Stored data:

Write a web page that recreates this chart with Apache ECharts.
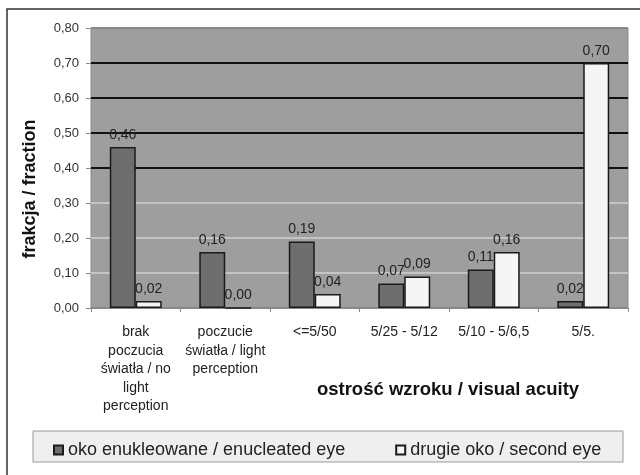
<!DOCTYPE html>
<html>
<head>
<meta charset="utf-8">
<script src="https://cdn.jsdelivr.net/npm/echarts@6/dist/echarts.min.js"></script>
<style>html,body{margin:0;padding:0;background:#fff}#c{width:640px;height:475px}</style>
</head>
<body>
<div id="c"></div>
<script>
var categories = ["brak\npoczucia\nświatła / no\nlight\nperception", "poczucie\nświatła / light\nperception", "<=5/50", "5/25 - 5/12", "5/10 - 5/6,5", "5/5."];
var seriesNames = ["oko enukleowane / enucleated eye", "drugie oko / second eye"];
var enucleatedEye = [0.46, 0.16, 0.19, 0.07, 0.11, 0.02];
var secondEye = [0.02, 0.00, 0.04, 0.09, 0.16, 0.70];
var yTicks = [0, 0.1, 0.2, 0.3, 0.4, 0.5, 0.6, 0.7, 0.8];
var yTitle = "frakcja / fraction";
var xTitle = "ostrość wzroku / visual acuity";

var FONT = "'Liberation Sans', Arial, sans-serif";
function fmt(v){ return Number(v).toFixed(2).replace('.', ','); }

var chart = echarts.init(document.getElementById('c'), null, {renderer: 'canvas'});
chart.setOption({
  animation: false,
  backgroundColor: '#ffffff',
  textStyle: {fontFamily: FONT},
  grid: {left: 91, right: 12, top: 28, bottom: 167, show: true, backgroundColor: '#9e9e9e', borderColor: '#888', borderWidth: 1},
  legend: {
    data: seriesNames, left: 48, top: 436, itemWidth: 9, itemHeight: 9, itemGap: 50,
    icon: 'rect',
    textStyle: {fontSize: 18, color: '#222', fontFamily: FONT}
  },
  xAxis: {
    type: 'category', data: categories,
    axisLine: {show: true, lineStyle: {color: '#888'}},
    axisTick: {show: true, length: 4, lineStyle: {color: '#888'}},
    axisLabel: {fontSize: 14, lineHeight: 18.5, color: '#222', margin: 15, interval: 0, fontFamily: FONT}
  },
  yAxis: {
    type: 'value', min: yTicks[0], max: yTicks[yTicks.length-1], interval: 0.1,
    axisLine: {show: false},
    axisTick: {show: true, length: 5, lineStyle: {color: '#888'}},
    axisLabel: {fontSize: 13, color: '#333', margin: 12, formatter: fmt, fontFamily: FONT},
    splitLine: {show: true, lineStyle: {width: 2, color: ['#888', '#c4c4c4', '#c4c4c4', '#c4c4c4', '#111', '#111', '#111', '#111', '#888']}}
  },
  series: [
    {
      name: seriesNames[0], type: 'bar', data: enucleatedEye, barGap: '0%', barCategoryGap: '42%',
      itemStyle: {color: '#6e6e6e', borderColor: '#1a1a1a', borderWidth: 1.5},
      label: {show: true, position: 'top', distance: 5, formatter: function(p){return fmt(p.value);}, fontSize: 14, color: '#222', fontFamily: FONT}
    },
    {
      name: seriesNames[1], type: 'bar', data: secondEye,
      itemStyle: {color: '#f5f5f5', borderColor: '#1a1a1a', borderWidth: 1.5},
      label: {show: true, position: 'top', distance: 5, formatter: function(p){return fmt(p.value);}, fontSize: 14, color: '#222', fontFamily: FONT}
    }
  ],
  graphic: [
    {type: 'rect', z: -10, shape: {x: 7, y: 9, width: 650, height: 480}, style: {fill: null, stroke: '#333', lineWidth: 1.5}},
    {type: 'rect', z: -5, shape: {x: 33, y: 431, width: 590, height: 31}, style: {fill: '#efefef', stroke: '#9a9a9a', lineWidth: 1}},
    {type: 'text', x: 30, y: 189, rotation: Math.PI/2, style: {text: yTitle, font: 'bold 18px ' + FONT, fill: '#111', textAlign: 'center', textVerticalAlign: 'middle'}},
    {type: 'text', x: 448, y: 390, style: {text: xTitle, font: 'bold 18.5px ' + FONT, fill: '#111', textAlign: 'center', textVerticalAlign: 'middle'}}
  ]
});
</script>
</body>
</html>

Written request: Send back the data above word for word, with the pictures left out.

Problem solution:
Write a web page that recreates this chart with Apache ECharts.
<!DOCTYPE html>
<html>
<head>
<meta charset="utf-8">
<script src="https://cdn.jsdelivr.net/npm/echarts@6/dist/echarts.min.js"></script>
<style>html,body{margin:0;padding:0;background:#fff}#c{width:640px;height:475px}</style>
</head>
<body>
<div id="c"></div>
<script>
var categories = ["brak\npoczucia\nświatła / no\nlight\nperception", "poczucie\nświatła / light\nperception", "<=5/50", "5/25 - 5/12", "5/10 - 5/6,5", "5/5."];
var seriesNames = ["oko enukleowane / enucleated eye", "drugie oko / second eye"];
var enucleatedEye = [0.46, 0.16, 0.19, 0.07, 0.11, 0.02];
var secondEye = [0.02, 0.00, 0.04, 0.09, 0.16, 0.70];
var yTicks = [0, 0.1, 0.2, 0.3, 0.4, 0.5, 0.6, 0.7, 0.8];
var yTitle = "frakcja / fraction";
var xTitle = "ostrość wzroku / visual acuity";

var FONT = "'Liberation Sans', Arial, sans-serif";
function fmt(v){ return Number(v).toFixed(2).replace('.', ','); }

var chart = echarts.init(document.getElementById('c'), null, {renderer: 'canvas'});
chart.setOption({
  animation: false,
  backgroundColor: '#ffffff',
  textStyle: {fontFamily: FONT},
  grid: {left: 91, right: 12, top: 28, bottom: 167, show: true, backgroundColor: '#9e9e9e', borderColor: '#888', borderWidth: 1},
  legend: {
    data: seriesNames, left: 48, top: 436, itemWidth: 9, itemHeight: 9, itemGap: 50,
    icon: 'rect',
    textStyle: {fontSize: 18, color: '#222', fontFamily: FONT}
  },
  xAxis: {
    type: 'category', data: categories,
    axisLine: {show: true, lineStyle: {color: '#888'}},
    axisTick: {show: true, length: 4, lineStyle: {color: '#888'}},
    axisLabel: {fontSize: 14, lineHeight: 18.5, color: '#222', margin: 15, interval: 0, fontFamily: FONT}
  },
  yAxis: {
    type: 'value', min: yTicks[0], max: yTicks[yTicks.length-1], interval: 0.1,
    axisLine: {show: false},
    axisTick: {show: true, length: 5, lineStyle: {color: '#888'}},
    axisLabel: {fontSize: 13, color: '#333', margin: 12, formatter: fmt, fontFamily: FONT},
    splitLine: {show: true, lineStyle: {width: 2, color: ['#888', '#c4c4c4', '#c4c4c4', '#c4c4c4', '#111', '#111', '#111', '#111', '#888']}}
  },
  series: [
    {
      name: seriesNames[0], type: 'bar', data: enucleatedEye, barGap: '0%', barCategoryGap: '42%',
      itemStyle: {color: '#6e6e6e', borderColor: '#1a1a1a', borderWidth: 1.5},
      label: {show: true, position: 'top', distance: 5, formatter: function(p){return fmt(p.value);}, fontSize: 14, color: '#222', fontFamily: FONT}
    },
    {
      name: seriesNames[1], type: 'bar', data: secondEye,
      itemStyle: {color: '#f5f5f5', borderColor: '#1a1a1a', borderWidth: 1.5},
      label: {show: true, position: 'top', distance: 5, formatter: function(p){return fmt(p.value);}, fontSize: 14, color: '#222', fontFamily: FONT}
    }
  ],
  graphic: [
    {type: 'rect', z: -10, shape: {x: 7, y: 9, width: 650, height: 480}, style: {fill: null, stroke: '#333', lineWidth: 1.5}},
    {type: 'rect', z: -5, shape: {x: 33, y: 431, width: 590, height: 31}, style: {fill: '#efefef', stroke: '#9a9a9a', lineWidth: 1}},
    {type: 'text', x: 30, y: 189, rotation: Math.PI/2, style: {text: yTitle, font: 'bold 18px ' + FONT, fill: '#111', textAlign: 'center', textVerticalAlign: 'middle'}},
    {type: 'text', x: 448, y: 390, style: {text: xTitle, font: 'bold 18.5px ' + FONT, fill: '#111', textAlign: 'center', textVerticalAlign: 'middle'}}
  ]
});
</script>
</body>
</html>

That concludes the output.